**Aim**
Can you copy out the data exactly? Leave the images out.

**Supplied information**
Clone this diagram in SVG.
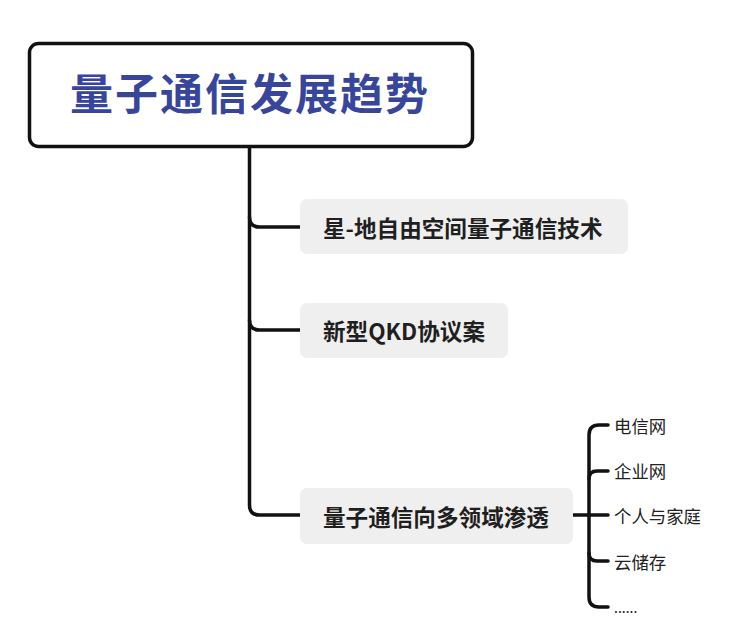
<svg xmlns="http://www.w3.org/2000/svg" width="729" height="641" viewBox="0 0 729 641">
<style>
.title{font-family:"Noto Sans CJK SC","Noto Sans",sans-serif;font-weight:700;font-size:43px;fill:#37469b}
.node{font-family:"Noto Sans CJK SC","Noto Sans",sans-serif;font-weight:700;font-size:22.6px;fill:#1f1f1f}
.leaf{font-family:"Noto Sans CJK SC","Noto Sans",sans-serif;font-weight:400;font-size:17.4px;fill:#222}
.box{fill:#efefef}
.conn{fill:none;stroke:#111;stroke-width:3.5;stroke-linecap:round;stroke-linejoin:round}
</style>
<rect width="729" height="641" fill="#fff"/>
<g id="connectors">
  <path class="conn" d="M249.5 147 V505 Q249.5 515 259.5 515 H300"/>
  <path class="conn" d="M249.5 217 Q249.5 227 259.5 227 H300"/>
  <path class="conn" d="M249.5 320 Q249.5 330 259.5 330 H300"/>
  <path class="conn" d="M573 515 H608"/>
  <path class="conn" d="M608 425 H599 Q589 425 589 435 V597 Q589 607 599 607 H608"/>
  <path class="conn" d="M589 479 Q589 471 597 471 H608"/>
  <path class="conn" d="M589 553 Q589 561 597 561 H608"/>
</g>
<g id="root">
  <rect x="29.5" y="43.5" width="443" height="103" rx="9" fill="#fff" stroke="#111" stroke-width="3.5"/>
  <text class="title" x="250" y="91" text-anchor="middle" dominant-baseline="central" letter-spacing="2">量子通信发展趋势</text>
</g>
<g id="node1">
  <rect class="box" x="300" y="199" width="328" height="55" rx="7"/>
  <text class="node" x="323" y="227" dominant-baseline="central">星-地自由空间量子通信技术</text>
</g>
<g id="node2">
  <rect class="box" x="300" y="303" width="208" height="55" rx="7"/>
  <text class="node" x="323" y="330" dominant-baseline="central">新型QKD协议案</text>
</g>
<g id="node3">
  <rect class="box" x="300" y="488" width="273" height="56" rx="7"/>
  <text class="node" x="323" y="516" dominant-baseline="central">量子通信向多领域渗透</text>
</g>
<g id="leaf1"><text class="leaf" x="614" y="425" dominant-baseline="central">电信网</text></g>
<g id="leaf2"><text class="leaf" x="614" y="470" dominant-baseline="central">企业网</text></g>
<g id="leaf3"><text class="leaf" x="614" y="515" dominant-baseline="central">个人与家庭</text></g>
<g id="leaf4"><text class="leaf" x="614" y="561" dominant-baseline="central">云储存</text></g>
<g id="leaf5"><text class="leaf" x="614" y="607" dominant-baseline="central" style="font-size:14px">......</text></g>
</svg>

**Task answer**
Clone this diagram in SVG.
<svg xmlns="http://www.w3.org/2000/svg" width="729" height="641" viewBox="0 0 729 641">
<style>
.title{font-family:"Noto Sans CJK SC","Noto Sans",sans-serif;font-weight:700;font-size:43px;fill:#37469b}
.node{font-family:"Noto Sans CJK SC","Noto Sans",sans-serif;font-weight:700;font-size:22.6px;fill:#1f1f1f}
.leaf{font-family:"Noto Sans CJK SC","Noto Sans",sans-serif;font-weight:400;font-size:17.4px;fill:#222}
.box{fill:#efefef}
.conn{fill:none;stroke:#111;stroke-width:3.5;stroke-linecap:round;stroke-linejoin:round}
</style>
<rect width="729" height="641" fill="#fff"/>
<g id="connectors">
  <path class="conn" d="M249.5 147 V505 Q249.5 515 259.5 515 H300"/>
  <path class="conn" d="M249.5 217 Q249.5 227 259.5 227 H300"/>
  <path class="conn" d="M249.5 320 Q249.5 330 259.5 330 H300"/>
  <path class="conn" d="M573 515 H608"/>
  <path class="conn" d="M608 425 H599 Q589 425 589 435 V597 Q589 607 599 607 H608"/>
  <path class="conn" d="M589 479 Q589 471 597 471 H608"/>
  <path class="conn" d="M589 553 Q589 561 597 561 H608"/>
</g>
<g id="root">
  <rect x="29.5" y="43.5" width="443" height="103" rx="9" fill="#fff" stroke="#111" stroke-width="3.5"/>
  <text class="title" x="250" y="91" text-anchor="middle" dominant-baseline="central" letter-spacing="2">量子通信发展趋势</text>
</g>
<g id="node1">
  <rect class="box" x="300" y="199" width="328" height="55" rx="7"/>
  <text class="node" x="323" y="227" dominant-baseline="central">星-地自由空间量子通信技术</text>
</g>
<g id="node2">
  <rect class="box" x="300" y="303" width="208" height="55" rx="7"/>
  <text class="node" x="323" y="330" dominant-baseline="central">新型QKD协议案</text>
</g>
<g id="node3">
  <rect class="box" x="300" y="488" width="273" height="56" rx="7"/>
  <text class="node" x="323" y="516" dominant-baseline="central">量子通信向多领域渗透</text>
</g>
<g id="leaf1"><text class="leaf" x="614" y="425" dominant-baseline="central">电信网</text></g>
<g id="leaf2"><text class="leaf" x="614" y="470" dominant-baseline="central">企业网</text></g>
<g id="leaf3"><text class="leaf" x="614" y="515" dominant-baseline="central">个人与家庭</text></g>
<g id="leaf4"><text class="leaf" x="614" y="561" dominant-baseline="central">云储存</text></g>
<g id="leaf5"><text class="leaf" x="614" y="607" dominant-baseline="central" style="font-size:14px">......</text></g>
</svg>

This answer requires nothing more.